- [TASK STATEMENT]: Only the lines from the start of the data below through the line that contains "(ydt) at (533,293)" are to be copied, exactly and without pictures.
=== DATA ===
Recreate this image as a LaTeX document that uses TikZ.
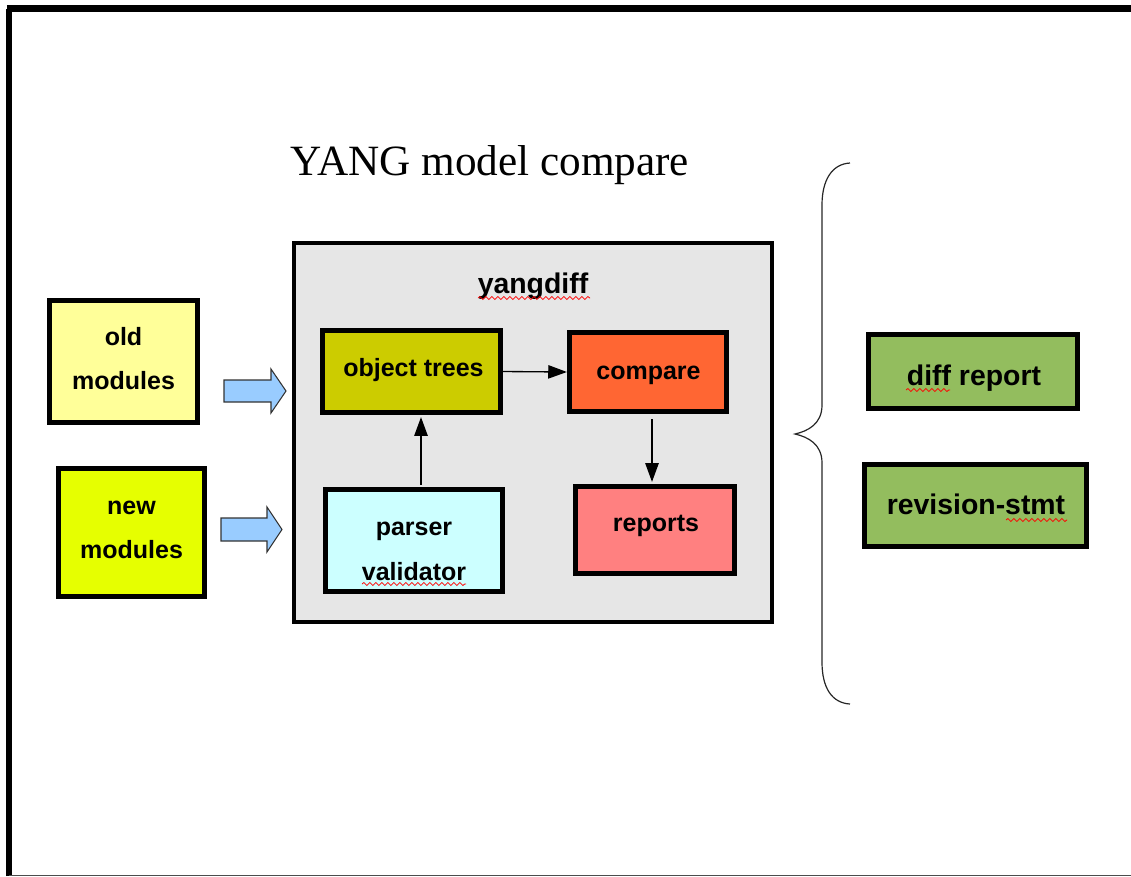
\documentclass[tikz,border=0pt]{standalone}
\usepackage{fontspec}
\setmainfont{Liberation Serif}
\newfontfamily\sansb{Liberation Sans}
\usetikzlibrary{calc,arrows.meta,decorations.pathmorphing}
\definecolor{oldc}{HTML}{FFFF99}
\definecolor{newc}{HTML}{E6FF00}
\definecolor{otc}{HTML}{CCCC00}
\definecolor{cmpc}{HTML}{FF6633}
\definecolor{repc}{HTML}{FF8080}
\definecolor{pvc}{HTML}{CCFFFF}
\definecolor{grn}{HTML}{93BD5E}
\definecolor{ydc}{HTML}{E6E6E6}
\definecolor{blk}{HTML}{99CCFF}
\begin{document}
\begin{tikzpicture}[x=0.75pt,y=-0.75pt,
  box/.style={draw=black, line width=3.9pt, inner sep=0pt, anchor=center},
  txt/.style={font=\sansb\bfseries\fontsize{18.75}{33}\selectfont, inner sep=0pt, anchor=base},
  bigtxt/.style={font=\sansb\bfseries\fontsize{21.3}{26}\selectfont, inner sep=0pt, anchor=base},
  conn/.style={line width=1pt, -{Triangle[length=14pt,width=10pt]}},
  blockarrow/.style={fill=blk, draw=black!80, line width=0.8pt, line join=miter},
  squig/.style={red, line width=0.6pt, decorate, decoration={snake, segment length=4.5pt, amplitude=1.1pt}}
]
\useasboundingbox (0,0) rectangle (1131,876);
% frame
\draw[line width=4.5pt] (9,876) -- (9,8.5);
\draw[line width=5.25pt] (6.75,8.5) -- (1131,8.5);
\draw[black!70, line width=0.8pt] (9,875.3) -- (1131,875.3);

% title
\node[font=\fontsize{32.4}{38}\selectfont, inner sep=0pt, anchor=base] (title) at (490,175) {YANG model compare};

% yangdiff container
\node[draw=black, line width=3pt, fill=ydc, minimum width={478*0.75pt}, minimum height={379*0.75pt}, inner sep=0pt] (yd) at (532.5,432) {};
\node[bigtxt] (ydt) at (533,293) {yangdiff};

% inputs
\node[box, fill=oldc, minimum width={148*0.75pt}, minimum height={122*0.75pt}] (old) at (123.5,361.5) {};
\node[txt] (oldt1) at (123.5,345) {old};
\node[txt] (oldt2) at (123.5,389) {modules};
\node[box, fill=newc, minimum width={146*0.75pt}, minimum height={128*0.75pt}] (new) at (131.5,532.5) {};
\node[txt] (newt1) at (131.5,514) {new};
\node[txt] (newt2) at (131.5,558) {modules};

% inner boxes
\node[box, fill=otc, minimum width={178*0.75pt}, minimum height={82*0.75pt}] (ot) at (411.5,371.5) {};
\node[txt] (ott) at (413.5,376) {object trees};
\node[box, fill=cmpc, minimum width={157*0.75pt}, minimum height={79*0.75pt}] (cmp) at (648,372) {};
\node[txt] (cmpt) at (648.5,379) {compare};
\node[box, fill=pvc, minimum width={177*0.75pt}, minimum height={102*0.75pt}] (pv) at (414,540.5) {};
\node[txt] (pvt1) at (414,535) {parser};
\node[txt] (pvt2) at (414,580) {validator};
\node[box, fill=repc, minimum width={159*0.75pt}, minimum height={87*0.75pt}] (rep) at (655,530) {};
\node[txt] (rept) at (656,531.5) {reports};

% outputs
\node[box, fill=grn, minimum width={209*0.75pt}, minimum height={74*0.75pt}] (dr) at (973,371.5) {};
\node[bigtxt] (drt) at (974,385) {diff report};
\node[box, fill=grn, minimum width={222*0.75pt}, minimum height={82*0.75pt}] (rs) at (975.5,505.5) {};
\node[bigtxt] (rst) at (976,514) {revision-stmt};

% connectors
\draw[conn] (ot.east) -- (cmp.west);
\draw[conn] ($(pv.north)+(7,-2)$) -- ($(ot.south)+(9.5,2)$);
\draw[conn] ($(cmp.south)+(4,5)$) -- ($(rep.north)+(-3,-2)$);

% block arrows
\draw[blockarrow] (224,380) -- (271,380) -- (271,369) -- (286,391) -- (271,413) -- (271,402) -- (224,402) -- cycle;
\draw[blockarrow] (221,518) -- (267,518) -- (267,507) -- (282,529.5) -- (267,552) -- (267,541) -- (221,541) -- cycle;

% brace
\draw[black!85, line width=0.9pt]
  (850,163) .. controls (832,164) and (822,180) .. (822,205)
  -- (822,405) .. controls (822,424) and (808,431) .. (795,434)
  .. controls (808,437) and (822,444) .. (822,463)
  -- (822,662) .. controls (822,688) and (832,703) .. (850,704);

% spell-check squiggles
\draw[squig] (478,298) -- (590,298);
\draw[squig] (906,390) -- (950,390);
\draw[squig] (1006,520) -- (1067,520);
\draw[squig] (362,584) -- (466,584);
\end{tikzpicture}
\end{document}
===
- [IN RESPONSE]:
Recreate this image as a LaTeX document that uses TikZ.
\documentclass[tikz,border=0pt]{standalone}
\usepackage{fontspec}
\setmainfont{Liberation Serif}
\newfontfamily\sansb{Liberation Sans}
\usetikzlibrary{calc,arrows.meta,decorations.pathmorphing}
\definecolor{oldc}{HTML}{FFFF99}
\definecolor{newc}{HTML}{E6FF00}
\definecolor{otc}{HTML}{CCCC00}
\definecolor{cmpc}{HTML}{FF6633}
\definecolor{repc}{HTML}{FF8080}
\definecolor{pvc}{HTML}{CCFFFF}
\definecolor{grn}{HTML}{93BD5E}
\definecolor{ydc}{HTML}{E6E6E6}
\definecolor{blk}{HTML}{99CCFF}
\begin{document}
\begin{tikzpicture}[x=0.75pt,y=-0.75pt,
  box/.style={draw=black, line width=3.9pt, inner sep=0pt, anchor=center},
  txt/.style={font=\sansb\bfseries\fontsize{18.75}{33}\selectfont, inner sep=0pt, anchor=base},
  bigtxt/.style={font=\sansb\bfseries\fontsize{21.3}{26}\selectfont, inner sep=0pt, anchor=base},
  conn/.style={line width=1pt, -{Triangle[length=14pt,width=10pt]}},
  blockarrow/.style={fill=blk, draw=black!80, line width=0.8pt, line join=miter},
  squig/.style={red, line width=0.6pt, decorate, decoration={snake, segment length=4.5pt, amplitude=1.1pt}}
]
\useasboundingbox (0,0) rectangle (1131,876);
% frame
\draw[line width=4.5pt] (9,876) -- (9,8.5);
\draw[line width=5.25pt] (6.75,8.5) -- (1131,8.5);
\draw[black!70, line width=0.8pt] (9,875.3) -- (1131,875.3);

% title
\node[font=\fontsize{32.4}{38}\selectfont, inner sep=0pt, anchor=base] (title) at (490,175) {YANG model compare};

% yangdiff container
\node[draw=black, line width=3pt, fill=ydc, minimum width={478*0.75pt}, minimum height={379*0.75pt}, inner sep=0pt] (yd) at (532.5,432) {};
\node[bigtxt] (ydt) at (533,293) {yangdiff};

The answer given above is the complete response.